## PROBLEM TO WORK ON
Output every line of the material exactly, omitting images.

• • •

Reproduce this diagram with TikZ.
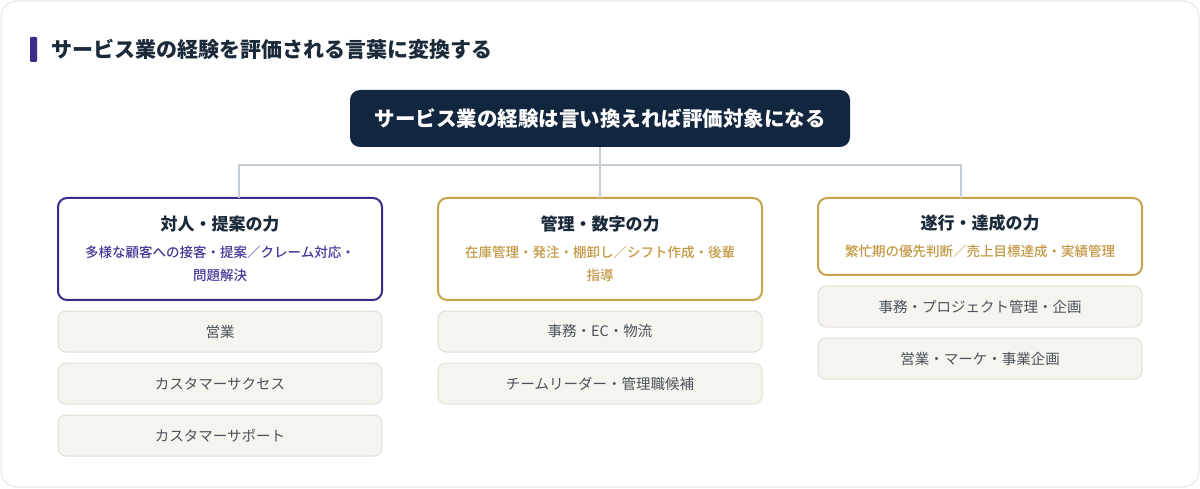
\documentclass[tikz,border=0pt]{standalone}
\usepackage{fontspec}
\setmainfont{Noto Sans CJK JP}
\newfontfamily\jpmedium{Noto Sans CJK JP Medium}
\usetikzlibrary{positioning}
\definecolor{navy}{HTML}{12263F}
\definecolor{ink}{HTML}{1B2A3A}
\definecolor{violet}{HTML}{3B2C8C}
\definecolor{violettext}{HTML}{46379A}
\definecolor{gold}{HTML}{C9A24C}
\definecolor{goldtext}{HTML}{C39844}
\definecolor{wire}{HTML}{C5CED8}
\definecolor{chipfill}{HTML}{F5F4EF}
\definecolor{chipline}{HTML}{E2DFD3}
\definecolor{chiptext}{HTML}{4B525B}
\definecolor{frame}{HTML}{E6E5DA}
\tikzset{skill/.style={draw,line width=2pt,fill=white,rounded corners=9pt,outer sep=0pt,
                       minimum width=324pt,align=center,anchor=north,
                       font=\jpmedium\fontsize{13.5}{23}\selectfont},
         chip/.style={draw=chipline,fill=chipfill,line width=1pt,rounded corners=8pt,outer sep=0pt,
                      minimum width=324pt,minimum height=41pt,text=chiptext,
                      font=\fontsize{14.5}{17}\selectfont},
         wireline/.style={draw=wire,line width=2pt}}
\newcommand{\skilltitle}[1]{{\normalfont\bfseries\fontsize{17}{22}\selectfont\color{ink}#1}}

\begin{document}
\begin{tikzpicture}[x=1pt,y=1pt,node distance=11pt]
        \useasboundingbox (0,0) rectangle (1200,488);
        \draw[frame,line width=1pt,rounded corners=16pt] (1,1) rectangle (1199,487);

        \fill[violet,rounded corners=1pt] (30,426) rectangle (37,451);
        \node[anchor=west,text=ink,font=\bfseries\fontsize{21}{24}\selectfont](title)at(48,439){サービス業の経験を評価される言葉に変換する};

        \node[fill=navy,rounded corners=10pt,minimum width=500pt,minimum height=57pt,text=white,
              font=\bfseries\fontsize{20.5}{24}\selectfont](root)at(600,369.5){サービス業の経験は言い換えれば評価対象になる};

        \node[skill,draw=violet,minimum height=102pt](s1)at(220,290){\skilltitle{対人・提案の力}\\[4pt]
              {\color{violettext}多様な顧客への接客・提案／クレーム対応・}\\{\color{violettext}問題解決}};
        \node[skill,draw=gold,minimum height=102pt](s2)at(600,290){\skilltitle{管理・数字の力}\\[4pt]
              {\color{goldtext}在庫管理・発注・棚卸し／シフト作成・後輩}\\{\color{goldtext}指導}};
        \node[skill,draw=gold,minimum height=77pt](s3)at(980,290){\skilltitle{遂行・達成の力}\\[4pt]
              {\color{goldtext}繁忙期の優先判断／売上目標達成・実績管理}};

        \node[chip,below=of s1](c11){営業};
        \node[chip,below=of c11](c12){カスタマーサクセス};
        \node[chip,below=of c12](c13){カスタマーサポート};
        \node[chip,below=of s2](c21){事務・EC・物流};
        \node[chip,below=of c21](c22){チームリーダー・管理職候補};
        \node[chip,below=of s3](c31){事務・プロジェクト管理・企画};
        \node[chip,below=of c31](c32){営業・マーケ・事業企画};

        \coordinate (hub) at (600,323);
        \coordinate (drop1) at ([xshift=19pt]s1.north);
        \coordinate (drop3) at ([xshift=-19pt]s3.north);
        \draw[wireline](root.south)--(hub);
        \draw[wireline](drop1)|-(hub)-|(drop3);
        \draw[wireline](hub)--(s2.north);
    \end{tikzpicture}
\end{document}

• • •

## WRITTEN ANSWER
Reproduce this diagram with TikZ.
\documentclass[tikz,border=0pt]{standalone}
\usepackage{fontspec}
\setmainfont{Noto Sans CJK JP}
\newfontfamily\jpmedium{Noto Sans CJK JP Medium}
\usetikzlibrary{positioning}
\definecolor{navy}{HTML}{12263F}
\definecolor{ink}{HTML}{1B2A3A}
\definecolor{violet}{HTML}{3B2C8C}
\definecolor{violettext}{HTML}{46379A}
\definecolor{gold}{HTML}{C9A24C}
\definecolor{goldtext}{HTML}{C39844}
\definecolor{wire}{HTML}{C5CED8}
\definecolor{chipfill}{HTML}{F5F4EF}
\definecolor{chipline}{HTML}{E2DFD3}
\definecolor{chiptext}{HTML}{4B525B}
\definecolor{frame}{HTML}{E6E5DA}
\tikzset{skill/.style={draw,line width=2pt,fill=white,rounded corners=9pt,outer sep=0pt,
                       minimum width=324pt,align=center,anchor=north,
                       font=\jpmedium\fontsize{13.5}{23}\selectfont},
         chip/.style={draw=chipline,fill=chipfill,line width=1pt,rounded corners=8pt,outer sep=0pt,
                      minimum width=324pt,minimum height=41pt,text=chiptext,
                      font=\fontsize{14.5}{17}\selectfont},
         wireline/.style={draw=wire,line width=2pt}}
\newcommand{\skilltitle}[1]{{\normalfont\bfseries\fontsize{17}{22}\selectfont\color{ink}#1}}

\begin{document}
\begin{tikzpicture}[x=1pt,y=1pt,node distance=11pt]
        \useasboundingbox (0,0) rectangle (1200,488);
        \draw[frame,line width=1pt,rounded corners=16pt] (1,1) rectangle (1199,487);

        \fill[violet,rounded corners=1pt] (30,426) rectangle (37,451);
        \node[anchor=west,text=ink,font=\bfseries\fontsize{21}{24}\selectfont](title)at(48,439){サービス業の経験を評価される言葉に変換する};

        \node[fill=navy,rounded corners=10pt,minimum width=500pt,minimum height=57pt,text=white,
              font=\bfseries\fontsize{20.5}{24}\selectfont](root)at(600,369.5){サービス業の経験は言い換えれば評価対象になる};

        \node[skill,draw=violet,minimum height=102pt](s1)at(220,290){\skilltitle{対人・提案の力}\\[4pt]
              {\color{violettext}多様な顧客への接客・提案／クレーム対応・}\\{\color{violettext}問題解決}};
        \node[skill,draw=gold,minimum height=102pt](s2)at(600,290){\skilltitle{管理・数字の力}\\[4pt]
              {\color{goldtext}在庫管理・発注・棚卸し／シフト作成・後輩}\\{\color{goldtext}指導}};
        \node[skill,draw=gold,minimum height=77pt](s3)at(980,290){\skilltitle{遂行・達成の力}\\[4pt]
              {\color{goldtext}繁忙期の優先判断／売上目標達成・実績管理}};

        \node[chip,below=of s1](c11){営業};
        \node[chip,below=of c11](c12){カスタマーサクセス};
        \node[chip,below=of c12](c13){カスタマーサポート};
        \node[chip,below=of s2](c21){事務・EC・物流};
        \node[chip,below=of c21](c22){チームリーダー・管理職候補};
        \node[chip,below=of s3](c31){事務・プロジェクト管理・企画};
        \node[chip,below=of c31](c32){営業・マーケ・事業企画};

        \coordinate (hub) at (600,323);
        \coordinate (drop1) at ([xshift=19pt]s1.north);
        \coordinate (drop3) at ([xshift=-19pt]s3.north);
        \draw[wireline](root.south)--(hub);
        \draw[wireline](drop1)|-(hub)-|(drop3);
        \draw[wireline](hub)--(s2.north);
    \end{tikzpicture}
\end{document}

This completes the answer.